注意：track这里与 hls.js 中的不一样。

BaseMediaDecodeTime 和 DefaultSampleDuration

我遇到了一个问题，即播放器在第一帧上冻结，并将第一个块发送到 MSE（其中包括关键帧）后需要 20 秒或更长时间才能更新。经过进一步调查，我发现问题与帧的默认采样持续时间有关。

根据我的测试，要流畅播放实时视图，BaseMediaDecodeTime 应增加 DefaultSampleDuration。根据我的测试，timebase 是一个任意值，但不小于 10。

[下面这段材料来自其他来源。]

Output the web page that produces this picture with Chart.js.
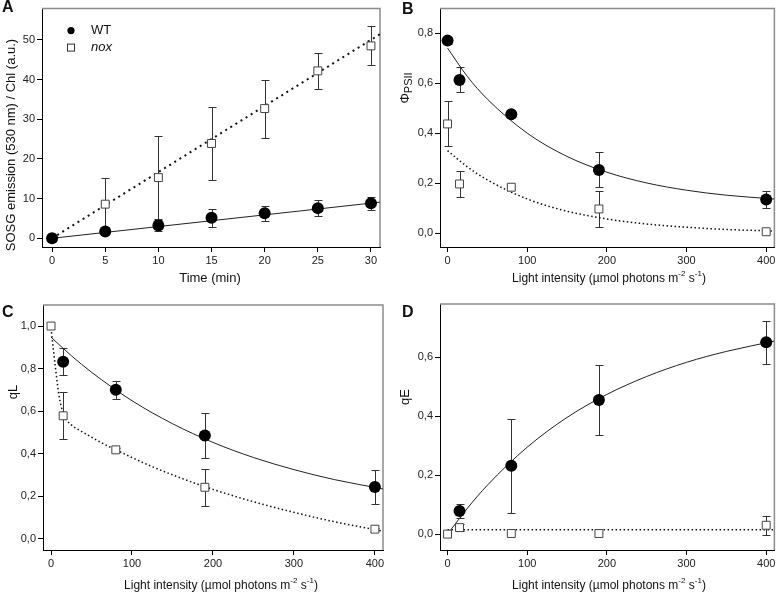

由于 BaseDecodeTime 在长时间播放后可能会溢出，因此可以使用较小的帧间隔。例如，如果 fps 为 25，帧间隔为 40ms，我可以使用最小 10ms。因此，DefaultSampleDuration 从 40 * 10 变为 10 * 10。当然，使用较小的帧间隔会影响 Buffered.end(0) 的增加。

const timebase = 10;

static traf(track: Track) {
    const baseMediaDecodeTime = track.dt
    const defaultSampleDuration = timeBase * Math.floor(1000/track.fps)
    const id = track.id
    const size =
      track.vps.byteLength +
      track.sps.byteLength +
      track.pps.byteLength +
      track.frame.byteLength +
      16

    return MP4.box(
      MP4.types.traf,
      MP4.box(
        MP4.types.tfhd,
        new Uint8Array([
          0x00, // version 0
          0x02,
          0x00,
          0x38, // flags
          id >> 24,
          (id >> 16) & 0xff,
          (id >> 8) & 0xff,
          id & 0xff, // track_ID
          (defaultSampleDuration >>> 24) & 0xff,
          (defaultSampleDuration >>> 16) & 0xff,
          (defaultSampleDuration >>> 8) & 0xff,
          defaultSampleDuration & 0xff,
          (size >>> 24) & 0xff,
          (size >>> 16) & 0xff,
          (size >>> 8) & 0xff,
          size & 0xff,
          0x01,
          0x01,
          0x00,
          0x00,
        ]),
      ),
      MP4.box(
        MP4.types.tfdt,
        new Uint8Array([
          0x00, // version 0
          0x00,
          0x00,
          0x00, // flags
          baseMediaDecodeTime >> 24,
          (baseMediaDecodeTime >> 16) & 0xff,
          (baseMediaDecodeTime >> 8) & 0xff,
          baseMediaDecodeTime & 0xff, // baseMediaDecodeTime is an integer equal to the sum of the decode durations of all earlier samples in the media
        ]),
      ),
      MP4.trun(
        28 + // tfhd
          16 + // tfdt
          8 + // traf header
          16 + // mfhd
          8 + // moof header
          8,
      ), // mdat header
    )
  }

最后，我将 mdhd 更改为 version 0。

 const timebase = 10;
  const timescale = 1000;

  static mdhd() {
    const ts = timeBase * timescale

    return MP4.box(
      MP4.types.mdhd,
      new Uint8Array([
        0x00, // version 0
        0x00,
        0x00,
        0x00, // flags
        0x00,
        0x00,
        0x00,
        0x02, // creation_time
        0x00,
        0x00,
        0x00,
        0x03, // modification_time
        (ts >> 24) & 0xff,
        (ts >> 16) & 0xff,
        (ts >> 8) & 0xff,
        ts & 0xff, // timescale
        0x00,
        0x00,
        0x00,
        0x00, // duration
        0x55,
        0xc4, // 'und' language (undetermined)
        0x00,
        0x00,
      ]),
    )
  }

WebRTC 可插入流

现在，我有了一个纯 JavaScript H.265 fMP4 打包器。但我们如何处理来自 WebRTC 的数据呢？答案就是使用 WebRTC 可插入流。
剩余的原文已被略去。